The first season of The Walking Dead was principally concerned with Deputy Sheriff Rick Grimes (Andrew Lincoln) and his trip through zombie-plagued Georgia to find a) his family and b) the Centre for Disease Control and Prevention in Atlanta. Season 2 was likewise focussed on the well-meaning lawman’s journey – only this time, it was more of a spiritual expedition than an actual trek through the southern US.
Although Rick – along with his gaggle of bickering, moaning, shagging, scrapping, disease-catching, God-fearing, hat-wearing, murderous, insane, zombie-fied (delete as applicable) gang of survivors – doesn’t make it much further than the farm owned by Hershel Greene (Scott Wilson) and the surrounding woods until the very last episode, his inner journey is much longer and equally as fraught. At the beginning of part one, he’s still the affable, gallant, democratic hero he was throughout the preceding season. But by the climax of the final instalment, everything has changed.
Throughout the thirteen episodes, Rick carries a secret burden which gradually wears him down: the knowledge, passed on by understandably suicidal scientist Dr Jenner, that everyone is infected with the zombie virus and no matter how they die, they’ll come back as a walker. Yet this is only one heavy spoon with which the onetime Egg has his head bashed.
He learns that wife Lori (Sarah Wayne Callies) had an affair with best friend and fellow-deputy Shane (Jon Bernthal) and apparently bears the debilitating knowledge with fortitude. He sees said BFF go completely bonkers, become a murderer and, briefly, a walker without seeming to let it get to him. It even looks like he’s coping with having his leadership abilities questioned by the ungrateful group by whom he’s constantly and thanklessly trying to do right.
However, Rick isn’t really coping or bearing things with fortitude, and things are getting to him. At the very end of Episode 13, he announces – heartbreakingly, but not entirely surprisingly – that the previously egalitarian structure of the group is changing to what basically amounts to a military dictatorship with him as the figurehead. ‘If you’re staying,’ he tells them as they camp in the shadows near Woodbury Jail, ‘this ain’t a democracy anymore.’ Rick Grimes has become Rick Grim, and he won’t be standing for any more bullshit. No sir.
While the second season of The Walking Dead might not have the jaw-dropping ZOMG factor or the Hollywood production values of its predecessor throughout, the gentle unfolding of its multi-stranded storyline amid the gorgeous Georgian countryside, punctuated by reliably defibrillating shocks, a succession of unexpected twists and a lot of hideously realistic gore, make the tale of Rick’s voyage from hero to antihero a compelling one. If history looks back on it as the weakest of the – hopefully many – Walking Dead series, it will only be because what followed was even better.

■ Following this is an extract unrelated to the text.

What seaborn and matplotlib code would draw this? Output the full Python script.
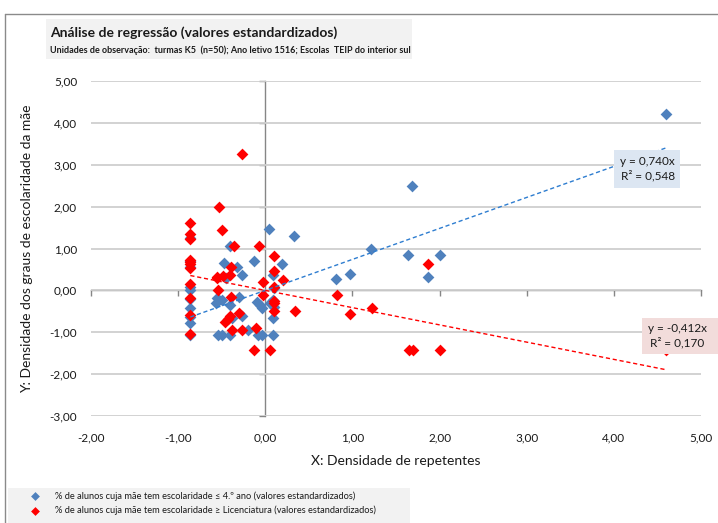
import matplotlib
matplotlib.use("Agg")
import matplotlib.pyplot as plt
from matplotlib.patches import Rectangle
from matplotlib.lines import Line2D
import numpy as np
import pandas as pd
import seaborn as sns

# ---- data: standardized values per class ----
x_baixa = [4.60, 1.68, 0.04, 0.33, 1.21, 1.64, 2.00, 1.87, 0.81, 0.97,
           0.19, -0.135, -0.47, -0.40, -0.27, 0.09, -0.86, -0.86, -0.86, -0.86,
           -0.86, -0.86, -0.86, -0.55, -0.57, -0.54, -0.50, -0.40, -0.40, -0.30,
           -0.27, -0.10, -0.06, -0.04, -0.08, -0.04, 0.09, 0.09, 0.09, -0.86,
           -0.50, -0.38, 0.10, -0.86, -0.45, -0.33, 0.05, -0.20, 0.10, -0.86]
y_baixa = [4.21, 2.49, 1.47, 1.31, 1.00, 0.84, 0.84, 0.31, 0.28, 0.40,
           0.63, 0.69, 0.66, 1.06, 0.37, 0.37, 0.57, 0.09, 0.00, -0.43,
           -0.63, -0.79, -1.07, -0.19, -0.31, -1.07, -1.07, -0.35, -1.07, -0.17,
           -0.61, -0.27, -0.36, -0.43, -1.07, -1.07, -0.67, -1.07, -0.22, 0.70,
           -0.22, -0.65, 0.05, -0.20, 0.30, 0.55, -0.30, -0.95, -0.40, 1.25]

x_alta = [-0.27, -0.53, -0.50, -0.86, -0.86, -0.86, -0.36, -0.07, 0.10, -0.86,
          -0.86, -0.86, -0.39, 0.10, -0.55, -0.48, -0.40, 0.20, -0.03, -0.86,
          0.10, -0.54, -0.03, -0.39, -0.86, 0.82, 0.10, 0.10, 0.10, 0.34,
          1.22, 0.97, -0.86, -0.30, -0.40, -0.43, -0.46, 1.87, -0.38, -0.27,
          -0.11, -0.86, -0.13, 0.05, 1.65, 1.69, 2.01, 4.60, -0.86, -0.55]
y_alta = [3.25, 2.00, 1.45, 1.62, 1.35, 1.22, 1.07, 1.07, 0.83, 0.72,
          0.64, 0.53, 0.55, 0.46, 0.33, 0.34, 0.37, 0.25, 0.21, 0.15,
          0.07, 0.01, -0.12, -0.17, -0.18, -0.11, -0.25, -0.31, -0.49, -0.49,
          -0.41, -0.57, -0.59, -0.55, -0.61, -0.68, -0.75, 0.63, -0.95, -0.95,
          -0.91, -1.05, -1.43, -1.43, -1.43, -1.43, -1.43, -1.43, 0.68, 0.30]

# trend lines through the origin: slope and R²
slope_baixa, r2_baixa = 0.740, 0.548
slope_alta, r2_alta = -0.412, 0.170

lab_baixa = "% de alunos cuja mãe tem escolaridade \u2264 4.º ano (valores estandardizados)"
lab_alta = "% de alunos cuja mãe tem escolaridade \u2265 Licenciatura (valores estandardizados)"

x_ticks = [-2, -1, 0, 1, 2, 3, 4, 5]
y_ticks = [-3, -2, -1, 0, 1, 2, 3, 4, 5]

BLUE = "#4f81bd"
RED = "#ff0000"
LINE_BLUE = "#2e7dd0"
GRID = "#cfcfcf"
AXIS = "#868686"
TXT = "#1a1a1a"

sns.set_theme(style="white")
plt.rcParams["font.family"] = ["Lato", "DejaVu Sans"]

fig = plt.figure(figsize=(7.18, 5.23), dpi=100)
W, H = 718, 523


def fx(px):
    return px / W


def fy(py):
    return 1 - py / H


ax = fig.add_axes([fx(91), fy(416), (701 - 91) / W, (416 - 81) / H])

df_b = pd.DataFrame({"x": x_baixa, "y": y_baixa})
df_a = pd.DataFrame({"x": x_alta, "y": y_alta})

sns.scatterplot(data=df_b, x="x", y="y", ax=ax, marker="D", s=36,
                color=BLUE, linewidth=0, label=lab_baixa, zorder=3)
sns.scatterplot(data=df_a, x="x", y="y", ax=ax, marker="D", s=36,
                color=RED, linewidth=0, label=lab_alta, zorder=4)

# trend lines over the observed x range
for xs, slope, col in [(x_baixa, slope_baixa, LINE_BLUE), (x_alta, slope_alta, RED)]:
    xr = np.array([min(xs), max(xs)])
    sns.lineplot(x=xr, y=slope * xr, ax=ax, color=col, lw=1.0,
                 linestyle=(0, (3, 2)), zorder=5, legend=False)

ax.set_xlim(-2, 5)
ax.set_ylim(-3, 5)
ax.set_xticks(x_ticks)
ax.set_yticks(y_ticks)
ax.set_xticklabels([f"{v:.2f}".replace(".", ",") for v in x_ticks])
ax.set_yticklabels([f"{v:.2f}".replace(".", ",") for v in y_ticks])
ax.tick_params(axis="x", length=0, pad=12, labelsize=8.5, labelcolor=TXT)
ax.tick_params(axis="y", length=0, pad=10, labelsize=8.5, labelcolor=TXT)
ax.yaxis.grid(True, color=GRID, lw=1.3, zorder=0)
ax.xaxis.grid(False)
for s in ax.spines.values():
    s.set_visible(False)
ax.set_facecolor("none")

# axis lines crossing at the origin, with small tick marks
sx = ax.secondary_xaxis(3 / 8)
sx.set_xticks(x_ticks)
sx.set_xticklabels([])
sx.tick_params(direction="out", length=4, color=AXIS, width=1)
sx.spines["bottom"].set_color(AXIS)
sx.spines["bottom"].set_linewidth(1.0)
sy = ax.secondary_yaxis(2 / 7)
sy.set_yticks(y_ticks)
sy.set_yticklabels([])
sy.tick_params(direction="out", length=4, color=AXIS, width=1)
sy.spines["left"].set_color(AXIS)
sy.spines["left"].set_linewidth(1.0)

ax.set_xlabel("X: Densidade de repetentes", fontsize=10, color=TXT, labelpad=8)
ax.set_ylabel("Y: Densidade dos graus de escolaridade da mãe", fontsize=10,
              color=TXT, labelpad=12)

# trend-line labels
ax.add_patch(Rectangle((fx(614), fy(188)), (680 - 614) / W, (188 - 150) / H,
                       transform=fig.transFigure, fc="#dce6f2", ec="none", zorder=6))
ax.text(4.39, 2.90, f"y = {slope_baixa:.3f}x\nR² = {r2_baixa:.3f}".replace(".", ","),
        ha="center", va="center", fontsize=8.5, color=TXT, zorder=7, linespacing=1.3)
ax.add_patch(Rectangle((fx(642), fy(354)), (718 - 642) / W, (354 - 318) / H,
                       transform=fig.transFigure, fc="#f2dcdb", ec="none", zorder=6,
                       clip_on=False))
ax.text(4.73, -1.09, f"y = {slope_alta:.3f}x\nR² = {r2_alta:.3f}".replace(".", ","),
        ha="center", va="center", fontsize=8.5, color=TXT, zorder=7, linespacing=1.3,
        clip_on=False)

# legend below the plot
h, l = ax.get_legend_handles_labels()
ax.get_legend().remove()
fig.add_artist(Rectangle((fx(8), 0), (410 - 8) / W, (523 - 488) / H,
                         transform=fig.transFigure, fc="#f2f2f2", ec="none", zorder=0))
leg = fig.legend(h, l, loc="lower left", bbox_to_anchor=(fx(21), fy(522)),
                 fontsize=6.7, frameon=False,
                 borderpad=0.2, handletextpad=1.38, labelspacing=0.55,
                 markerscale=0.75, handlelength=1.6)
for t in leg.get_texts():
    t.set_color(TXT)

# title block
fig.add_artist(Rectangle((fx(46), fy(59)), (412 - 46) / W, (59 - 19) / H,
                         transform=fig.transFigure, fc="#f2f2f2", ec="none", zorder=0))
fig.text(fx(50), fy(33), "Análise de regressão (valores estandardizados)",
         fontsize=10, fontweight="bold", va="center", ha="left", color=TXT)
fig.text(fx(50), fy(50), "Unidades de observação:  turmas K5  (n=50); Ano letivo 1516; Escolas  TEIP do interior sul",
         fontsize=6.5, fontweight="bold", va="center", ha="left", color=TXT)

# chart-area border (top and left edges visible)
fig.add_artist(Line2D([fx(5), 1], [fy(14), fy(14)], color="#8a8a8a", lw=1.0,
                      transform=fig.transFigure))
fig.add_artist(Line2D([fx(5), fx(5)], [fy(14), 0], color="#8a8a8a", lw=1.0,
                      transform=fig.transFigure))

fig.savefig("out.png", dpi=100, facecolor="white")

Extras: In addition to six deleted scenes (including a protracted sequence set in Atlanta that was cut from the season premiere), five episodes with cast and crew commentary, six webisodes and – if you fork out for the limited edition box – packaging designed to look like a zombie’s head with a screwdriver jammed in the eye, the Complete Second Season set contains eleven fascinating featurettes that demonstrate the phenomenal amount of talent and hard work that goes into producing the show.
Highlights include The Ink is Alive, which features creator Robert Kirkwood discussing the differences between his original graphic novels and the TV series. ‘Staying true to that stuff [the comics] is great when it’s necessary,’ he says, ‘but there are so many great ideas being thrown around the writers’ room that you just have to do that stuff, and I think it makes the show that much better.’
Live or Let Die studies the intricacies of Shane’s character, journey and demise – ‘Everything’s a struggle with him,’ Jon Bernthal admits, ‘nothing is easy’ – while You Could Make A Killing looks at Jeffrey DeMunn’s final scenes as Dale and the variety of work done on the series by multi-tasking director, producer, FX supervisor and former Romero associate Greg Nicotera.
Best of all, though, is All the Guts Inside, which looks behind-the-scenes at the walker autopsy in Episode 1 and shows plainly that the making of the programme is even gorier than what we see onscreen. ‘It was rank,’ Norman Reedus (Daryl Dixon) says of having to rummage around inside a corpse and pull its innards out. ‘But it was dope.’ If you say so, man.
Released on DVD and Blu-ray on Monday 27th August 2012 by Entertainment One.